▸ **TASK DESCRIPTION**: Keep every line where the word "that" appears; drop the rest.

-- Start of MATERIAL FOR THE TASK --

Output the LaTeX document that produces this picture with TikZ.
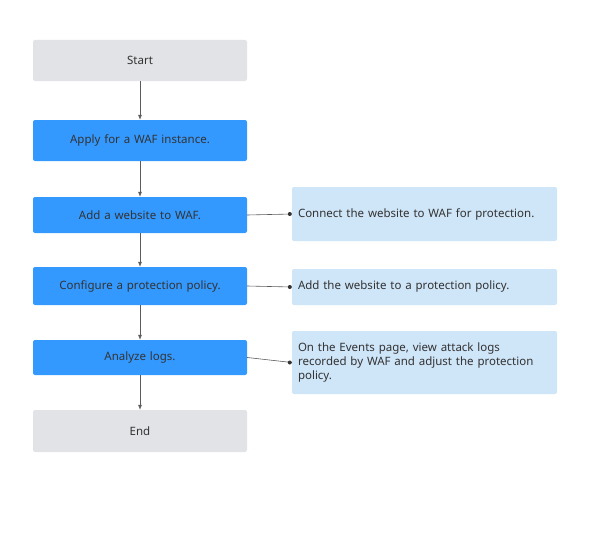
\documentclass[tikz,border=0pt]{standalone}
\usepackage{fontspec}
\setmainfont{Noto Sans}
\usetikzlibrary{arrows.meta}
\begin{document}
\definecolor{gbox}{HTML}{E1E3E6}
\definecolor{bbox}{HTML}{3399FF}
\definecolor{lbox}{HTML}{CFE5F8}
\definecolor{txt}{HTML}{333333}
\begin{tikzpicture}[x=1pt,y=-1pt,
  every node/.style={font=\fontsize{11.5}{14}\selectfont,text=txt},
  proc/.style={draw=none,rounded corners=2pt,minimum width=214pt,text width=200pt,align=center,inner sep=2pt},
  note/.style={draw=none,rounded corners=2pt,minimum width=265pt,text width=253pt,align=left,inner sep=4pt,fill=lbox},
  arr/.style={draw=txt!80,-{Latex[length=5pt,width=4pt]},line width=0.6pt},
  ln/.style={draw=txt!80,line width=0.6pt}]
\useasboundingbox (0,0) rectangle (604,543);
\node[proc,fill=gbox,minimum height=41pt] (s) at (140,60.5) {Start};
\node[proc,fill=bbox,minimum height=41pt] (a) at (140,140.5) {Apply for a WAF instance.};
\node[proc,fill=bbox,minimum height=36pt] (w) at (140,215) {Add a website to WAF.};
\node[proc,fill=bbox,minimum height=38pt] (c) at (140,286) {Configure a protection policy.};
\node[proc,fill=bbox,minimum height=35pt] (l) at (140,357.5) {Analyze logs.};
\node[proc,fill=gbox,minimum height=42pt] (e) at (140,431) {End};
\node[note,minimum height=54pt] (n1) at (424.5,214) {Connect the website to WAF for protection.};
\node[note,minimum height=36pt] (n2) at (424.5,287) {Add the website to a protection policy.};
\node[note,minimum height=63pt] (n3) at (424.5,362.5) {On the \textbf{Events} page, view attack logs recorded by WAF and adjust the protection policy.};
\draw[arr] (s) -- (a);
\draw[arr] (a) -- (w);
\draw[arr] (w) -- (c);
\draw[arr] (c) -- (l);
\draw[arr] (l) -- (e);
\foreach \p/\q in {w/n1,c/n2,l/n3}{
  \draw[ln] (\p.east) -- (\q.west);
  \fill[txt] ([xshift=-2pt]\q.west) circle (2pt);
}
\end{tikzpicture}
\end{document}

-- End of MATERIAL FOR THE TASK --
-- Start of MATERIAL FOR THE TASK --

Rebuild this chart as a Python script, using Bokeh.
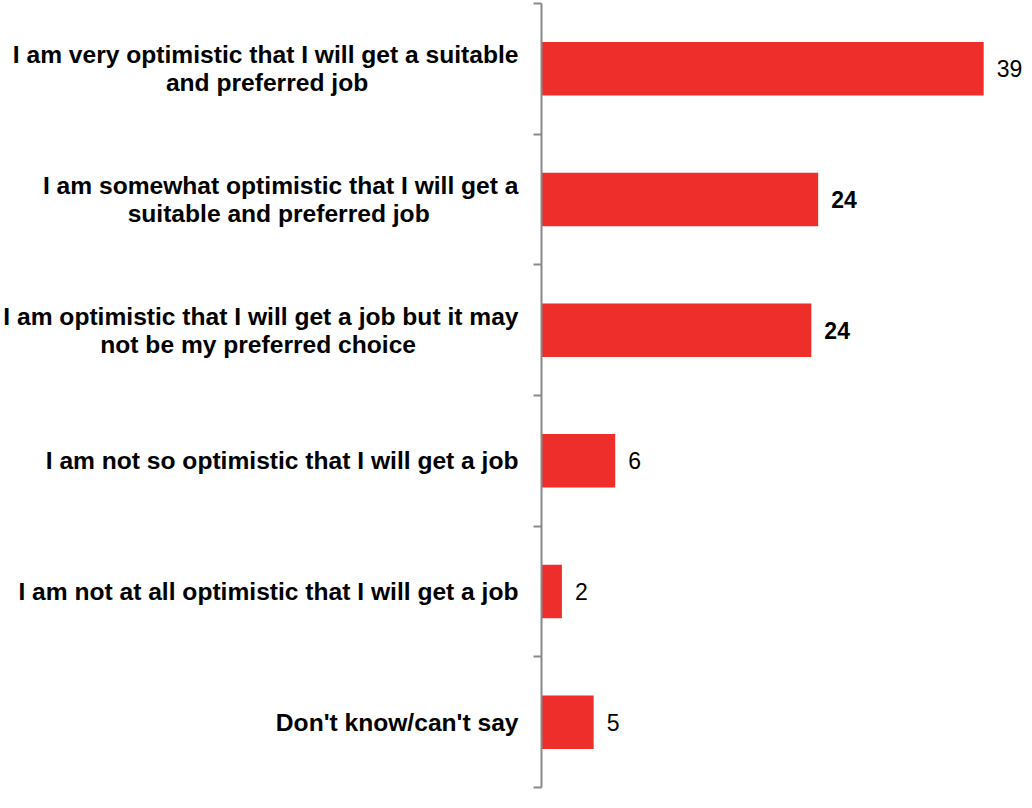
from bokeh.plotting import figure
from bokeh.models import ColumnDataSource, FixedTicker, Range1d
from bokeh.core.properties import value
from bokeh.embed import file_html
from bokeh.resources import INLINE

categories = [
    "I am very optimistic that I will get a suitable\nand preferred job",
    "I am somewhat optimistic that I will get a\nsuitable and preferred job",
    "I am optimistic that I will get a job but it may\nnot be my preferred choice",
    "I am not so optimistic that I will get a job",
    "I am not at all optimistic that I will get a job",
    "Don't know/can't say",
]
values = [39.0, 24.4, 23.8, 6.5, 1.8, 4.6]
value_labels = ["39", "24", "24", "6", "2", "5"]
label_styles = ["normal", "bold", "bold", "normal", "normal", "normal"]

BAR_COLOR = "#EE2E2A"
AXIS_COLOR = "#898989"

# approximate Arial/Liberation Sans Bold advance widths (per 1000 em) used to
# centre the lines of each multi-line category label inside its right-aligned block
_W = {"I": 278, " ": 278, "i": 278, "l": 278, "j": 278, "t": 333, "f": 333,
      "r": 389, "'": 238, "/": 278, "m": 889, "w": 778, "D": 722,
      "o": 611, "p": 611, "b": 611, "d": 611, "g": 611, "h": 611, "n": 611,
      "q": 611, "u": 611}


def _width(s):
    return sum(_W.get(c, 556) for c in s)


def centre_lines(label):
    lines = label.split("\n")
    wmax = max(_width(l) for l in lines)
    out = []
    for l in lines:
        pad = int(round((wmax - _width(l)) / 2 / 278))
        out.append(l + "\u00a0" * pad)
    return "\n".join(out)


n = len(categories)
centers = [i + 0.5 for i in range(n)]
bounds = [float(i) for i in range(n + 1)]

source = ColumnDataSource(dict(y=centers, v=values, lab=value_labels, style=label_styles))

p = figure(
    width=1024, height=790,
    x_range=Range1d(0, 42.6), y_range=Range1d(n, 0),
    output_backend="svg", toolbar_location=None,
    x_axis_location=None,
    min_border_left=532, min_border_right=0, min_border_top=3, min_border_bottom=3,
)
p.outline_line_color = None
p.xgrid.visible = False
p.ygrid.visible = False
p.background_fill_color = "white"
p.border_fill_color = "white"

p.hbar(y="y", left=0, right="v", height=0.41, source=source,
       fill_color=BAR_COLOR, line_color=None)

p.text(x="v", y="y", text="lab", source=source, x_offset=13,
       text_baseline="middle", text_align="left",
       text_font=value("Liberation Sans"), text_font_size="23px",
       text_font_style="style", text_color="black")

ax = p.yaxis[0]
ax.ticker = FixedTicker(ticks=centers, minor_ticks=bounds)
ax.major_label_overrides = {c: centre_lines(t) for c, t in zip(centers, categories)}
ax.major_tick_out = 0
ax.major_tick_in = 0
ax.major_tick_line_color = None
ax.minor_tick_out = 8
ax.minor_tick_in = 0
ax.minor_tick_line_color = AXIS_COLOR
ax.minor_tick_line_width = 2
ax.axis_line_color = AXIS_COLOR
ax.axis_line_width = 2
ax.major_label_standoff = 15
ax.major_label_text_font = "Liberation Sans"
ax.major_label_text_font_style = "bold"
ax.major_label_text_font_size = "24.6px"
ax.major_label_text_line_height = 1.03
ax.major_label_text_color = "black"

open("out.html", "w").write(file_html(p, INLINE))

-- End of MATERIAL FOR THE TASK --
-- Start of MATERIAL FOR THE TASK --

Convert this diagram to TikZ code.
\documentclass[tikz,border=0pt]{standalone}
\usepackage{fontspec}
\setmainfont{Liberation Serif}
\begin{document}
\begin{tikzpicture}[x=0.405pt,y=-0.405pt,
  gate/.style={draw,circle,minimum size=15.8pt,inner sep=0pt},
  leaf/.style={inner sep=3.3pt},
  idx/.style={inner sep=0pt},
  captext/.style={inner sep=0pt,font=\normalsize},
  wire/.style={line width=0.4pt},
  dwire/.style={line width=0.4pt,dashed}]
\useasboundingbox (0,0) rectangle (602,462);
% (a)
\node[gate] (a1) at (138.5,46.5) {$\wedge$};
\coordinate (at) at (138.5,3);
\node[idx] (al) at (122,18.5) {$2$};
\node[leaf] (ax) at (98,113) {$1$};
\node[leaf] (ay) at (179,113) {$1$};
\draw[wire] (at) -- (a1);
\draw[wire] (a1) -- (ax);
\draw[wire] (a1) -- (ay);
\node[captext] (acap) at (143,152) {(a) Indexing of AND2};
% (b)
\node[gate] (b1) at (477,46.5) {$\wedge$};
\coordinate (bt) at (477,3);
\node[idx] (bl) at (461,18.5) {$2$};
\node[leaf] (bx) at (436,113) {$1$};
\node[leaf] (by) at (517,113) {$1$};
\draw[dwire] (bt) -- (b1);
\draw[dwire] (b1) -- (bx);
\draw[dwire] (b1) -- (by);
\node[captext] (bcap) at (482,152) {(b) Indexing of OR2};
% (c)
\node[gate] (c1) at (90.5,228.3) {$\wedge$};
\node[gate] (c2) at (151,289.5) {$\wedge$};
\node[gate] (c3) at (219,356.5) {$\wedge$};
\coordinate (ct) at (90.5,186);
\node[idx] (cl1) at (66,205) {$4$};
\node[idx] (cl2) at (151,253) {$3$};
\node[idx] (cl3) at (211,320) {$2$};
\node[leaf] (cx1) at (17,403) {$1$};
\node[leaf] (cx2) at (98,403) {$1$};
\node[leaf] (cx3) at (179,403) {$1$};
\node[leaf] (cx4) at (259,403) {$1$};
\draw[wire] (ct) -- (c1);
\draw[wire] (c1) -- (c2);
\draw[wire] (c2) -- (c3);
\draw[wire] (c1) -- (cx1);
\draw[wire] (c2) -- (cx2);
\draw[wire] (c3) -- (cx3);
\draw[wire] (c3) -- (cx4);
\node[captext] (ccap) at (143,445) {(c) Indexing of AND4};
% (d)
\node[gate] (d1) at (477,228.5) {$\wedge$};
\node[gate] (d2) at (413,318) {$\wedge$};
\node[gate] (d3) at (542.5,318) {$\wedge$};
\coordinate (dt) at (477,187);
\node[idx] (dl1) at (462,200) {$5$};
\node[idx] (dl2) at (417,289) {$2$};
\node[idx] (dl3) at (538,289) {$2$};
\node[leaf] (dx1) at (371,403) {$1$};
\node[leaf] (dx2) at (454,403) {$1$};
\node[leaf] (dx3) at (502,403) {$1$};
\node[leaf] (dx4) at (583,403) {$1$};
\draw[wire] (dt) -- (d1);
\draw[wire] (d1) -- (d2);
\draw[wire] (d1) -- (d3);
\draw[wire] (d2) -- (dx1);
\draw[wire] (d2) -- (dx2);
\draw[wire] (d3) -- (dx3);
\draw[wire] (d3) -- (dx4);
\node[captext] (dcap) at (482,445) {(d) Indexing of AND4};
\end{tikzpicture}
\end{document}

-- End of MATERIAL FOR THE TASK --

▸ **EXERCISE RESULT**:
Output the LaTeX document that produces this picture with TikZ.
    "I am very optimistic that I will get a suitable\nand preferred job",
    "I am somewhat optimistic that I will get a\nsuitable and preferred job",
    "I am optimistic that I will get a job but it may\nnot be my preferred choice",
    "I am not so optimistic that I will get a job",
    "I am not at all optimistic that I will get a job",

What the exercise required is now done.